* Set task
Include the line containing "(title) at (335,25)" and all lines before it, repeated exactly from the listing below, without pictures.

* Material supplied
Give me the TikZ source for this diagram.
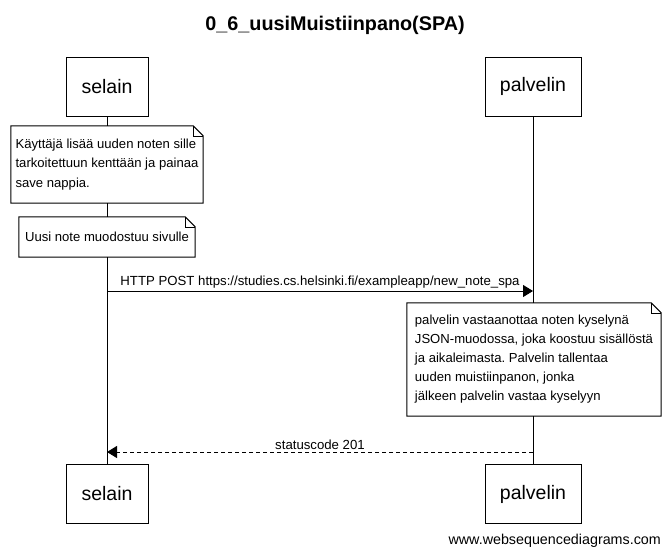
\documentclass[tikz,border=0pt]{standalone}
\usepackage{fontspec}
\setmainfont{Liberation Sans}
\usetikzlibrary{arrows.meta, positioning, calc}
\frenchspacing

\begin{document}
\begin{tikzpicture}[x=1pt, y=-1pt,
  actor/.style={draw, line width=1pt, fill=white, minimum height=59pt, inner sep=0pt,
    font=\fontsize{19.5}{22}\selectfont},
  notebox/.style={fill=white, inner sep=0pt, align=left,
    font=\fontsize{13.1}{19.5}\selectfont},
  msg/.style={line width=1pt, -{Triangle[length=10pt, width=12pt]}},
  reply/.style={msg, dash pattern=on 4pt off 3pt},
  msglabel/.style={font=\fontsize{13.2}{15}\selectfont, above, inner sep=2pt}]
\useasboundingbox[fill=white] (0,0) rectangle (669,557);

% title
\node[font=\fontsize{19.8}{22}\selectfont\bfseries] (title) at (335,25) {0\_6\_uusiMuistiinpano(SPA)};

% participants
\node[actor, minimum width=82pt] (selainTop) at (107,86.5) {selain};
\node[actor, minimum width=96pt] (palvelinTop) at (533,86.5) {palvelin};
\node[actor, minimum width=82pt] (selainBot) at (107,494) {selain};
\node[actor, minimum width=96pt] (palvelinBot) at (533,494) {palvelin};

% lifelines
\draw[line width=1pt] (selainTop) -- (selainBot);
\draw[line width=1pt] (palvelinTop) -- (palvelinBot);

% notes
\node[notebox, minimum width=192pt, minimum height=77pt] (noteA) at (107,164.5)
  {Käyttäjä lisää uuden noten sille\\tarkoitettuun kenttään ja painaa\\save nappia.};
\draw[line width=1pt] (noteA.north west) -- ([xshift=-10pt]noteA.north east)
  -- ([yshift=-10pt]noteA.north east) -- (noteA.south east) -- (noteA.south west) -- cycle;
\draw[line width=0.6pt] ([xshift=-10pt]noteA.north east) -- ([xshift=-10pt, yshift=-10pt]noteA.north east)
  -- ([yshift=-10pt]noteA.north east);

\node[notebox, minimum width=176pt, minimum height=40pt] (noteB) at (107,237)
  {Uusi note muodostuu sivulle};
\draw[line width=1pt] (noteB.north west) -- ([xshift=-10pt]noteB.north east)
  -- ([yshift=-10pt]noteB.north east) -- (noteB.south east) -- (noteB.south west) -- cycle;
\draw[line width=0.6pt] ([xshift=-10pt]noteB.north east) -- ([xshift=-10pt, yshift=-10pt]noteB.north east)
  -- ([yshift=-10pt]noteB.north east);

\node[notebox, minimum width=254pt, minimum height=113pt, font=\fontsize{13.1}{19}\selectfont] (noteC) at (534,359.5)
  {palvelin vastaanottaa noten kyselynä\\JSON-muodossa, joka koostuu sisällöstä\\ja aikaleimasta. Palvelin tallentaa\\uuden muistiinpanon, jonka\\jälkeen palvelin vastaa kyselyyn};
\draw[line width=1pt] (noteC.north west) -- ([xshift=-10pt]noteC.north east)
  -- ([yshift=-10pt]noteC.north east) -- (noteC.south east) -- (noteC.south west) -- cycle;
\draw[line width=0.6pt] ([xshift=-10pt]noteC.north east) -- ([xshift=-10pt, yshift=-10pt]noteC.north east)
  -- ([yshift=-10pt]noteC.north east);

% messages
\coordinate (postY) at (0,291);
\coordinate (replyY) at (0,452);
\draw[msg] (selainTop |- postY) -- node[msglabel] (postLabel)
  {HTTP POST https://studies.cs.helsinki.fi/exampleapp/new\_note\_spa} (palvelinTop |- postY);
\draw[reply] (palvelinTop |- replyY) -- node[msglabel] (replyLabel)
  {statuscode 201} (selainTop |- replyY);

% footer
\node[font=\fontsize{14.3}{16}\selectfont, anchor=east, inner sep=0pt] (footer) at (661,541)
  {www.websequencediagrams.com};
\end{tikzpicture}
\end{document}
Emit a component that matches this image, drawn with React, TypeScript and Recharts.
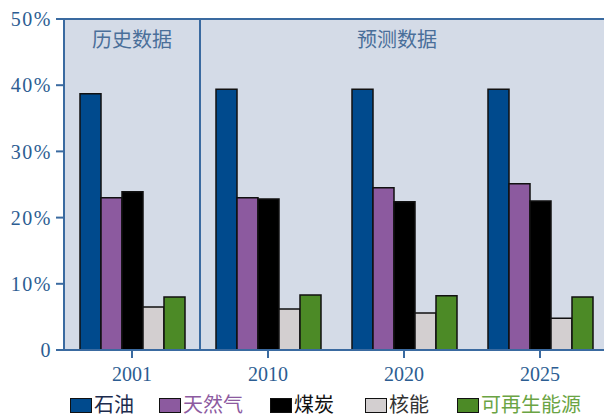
import {
  Bar,
  BarChart,
  CartesianGrid,
  ReferenceArea,
  ReferenceLine,
  XAxis,
  YAxis,
} from 'recharts'

// 能源结构占比（%），按年份分组
const years = ['2001', '2010', '2020', '2025']
const oil = [38.7, 39.4, 39.4, 39.4]
const gas = [23.0, 23.0, 24.5, 25.1]
const coal = [23.9, 22.8, 22.4, 22.5]
const nuclear = [6.5, 6.2, 5.6, 4.8]
const renewable = [8.0, 8.3, 8.2, 8.0]
const yTicks = [0, 10, 20, 30, 40, 50]

const series = [
  { key: 'oil', name: '石油', fill: '#004a8d', text: '#1c2b4d' },
  { key: 'gas', name: '天然气', fill: '#8c5a9f', text: '#8c5a9f' },
  { key: 'coal', name: '煤炭', fill: '#000000', text: '#111111' },
  { key: 'nuclear', name: '核能', fill: '#d3cfd0', text: '#333333' },
  { key: 'renewable', name: '可再生能源', fill: '#4c8a26', text: '#6aa443' },
]

const data = years.map((y, i) => ({
  year: y,
  oil: oil[i],
  gas: gas[i],
  coal: coal[i],
  nuclear: nuclear[i],
  renewable: renewable[i],
}))

const AXIS = '#3a6aa0'
const FONT = "'Liberation Serif', 'Noto Sans CJK SC', serif"

function LegendRow() {
  const gaps = [25, 27, 31, 28, 0]
  return (
    <div
      style={{
        position: 'absolute',
        left: 70,
        top: 394,
        display: 'flex',
        alignItems: 'center',
        whiteSpace: 'nowrap',
        fontFamily: FONT,
        fontSize: 20,
        lineHeight: '22px',
      }}
    >
      {series.map((s, i) => (
        <div
          key={s.key}
          style={{ display: 'flex', alignItems: 'center', marginRight: gaps[i] }}
        >
          <span
            style={{
              display: 'inline-block',
              width: 20,
              height: 13,
              background: s.fill,
              border: '1.5px solid #111',
              marginRight: 2,
            }}
          />
          <span style={{ color: s.text }}>{s.name}</span>
        </div>
      ))}
    </div>
  )
}

export default function App() {
  return (
    <div
      style={{
        position: 'relative',
        width: 604,
        height: 416,
        overflow: 'hidden',
        background: '#fff',
      }}
    >
      <style>{'body{margin:0}'}</style>
      <BarChart
        width={612}
        height={416}
        data={data}
        margin={{ top: 19, right: 4, bottom: 26, left: 0 }}
        barCategoryGap={16}
        barGap={0}
      >
        <CartesianGrid horizontal={false} vertical={false} fill="#d4dbe7" />
        <XAxis
          dataKey="year"
          height={40}
          axisLine={{ stroke: AXIS, strokeWidth: 2 }}
          tickLine={{ stroke: AXIS, strokeWidth: 2 }}
          tickSize={8}
          tickMargin={9}
          tick={{ fontSize: 20, fill: '#2c5d92', fontFamily: FONT }}
        />
        <YAxis
          width={64}
          domain={[0, 50]}
          ticks={yTicks}
          interval={0}
          axisLine={{ stroke: AXIS, strokeWidth: 2 }}
          tickLine={{ stroke: AXIS, strokeWidth: 2 }}
          tickSize={8}
          tickMargin={4}
          tickFormatter={(v: number) => (v === 0 ? '0' : `${v}%`)}
          tick={{ fontSize: 20, fill: '#2c5d92', fontFamily: FONT, letterSpacing: 1.5 }}
        />
        <ReferenceLine y={50} stroke={AXIS} strokeWidth={2} />
        <ReferenceLine x="2001" position="end" stroke={AXIS} strokeWidth={2} />
        <ReferenceArea
          x1="2001"
          x2="2001"
          fill="none"
          fillOpacity={0}
          label={{
            value: '历史数据',
            position: 'insideTop',
            offset: 14,
            fill: '#4a6f9a',
            fontSize: 20,
            fontFamily: FONT,
          }}
        />
        <ReferenceArea
          x1="2010"
          x2="2025"
          fill="none"
          fillOpacity={0}
          label={{
            value: '预测数据',
            position: 'insideTop',
            offset: 14,
            dx: -7,
            fill: '#4a6f9a',
            fontSize: 20,
            fontFamily: FONT,
          }}
        />
        {series.map((s) => (
          <Bar
            key={s.key}
            dataKey={s.key}
            name={s.name}
            fill={s.fill}
            stroke="#111"
            strokeWidth={1.5}
            isAnimationActive={false}
          />
        ))}
      </BarChart>
      <LegendRow />
    </div>
  )
}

* Written response
Give me the TikZ source for this diagram.
\documentclass[tikz,border=0pt]{standalone}
\usepackage{fontspec}
\setmainfont{Liberation Sans}
\usetikzlibrary{arrows.meta, positioning, calc}
\frenchspacing

\begin{document}
\begin{tikzpicture}[x=1pt, y=-1pt,
  actor/.style={draw, line width=1pt, fill=white, minimum height=59pt, inner sep=0pt,
    font=\fontsize{19.5}{22}\selectfont},
  notebox/.style={fill=white, inner sep=0pt, align=left,
    font=\fontsize{13.1}{19.5}\selectfont},
  msg/.style={line width=1pt, -{Triangle[length=10pt, width=12pt]}},
  reply/.style={msg, dash pattern=on 4pt off 3pt},
  msglabel/.style={font=\fontsize{13.2}{15}\selectfont, above, inner sep=2pt}]
\useasboundingbox[fill=white] (0,0) rectangle (669,557);

% title
\node[font=\fontsize{19.8}{22}\selectfont\bfseries] (title) at (335,25) {0\_6\_uusiMuistiinpano(SPA)};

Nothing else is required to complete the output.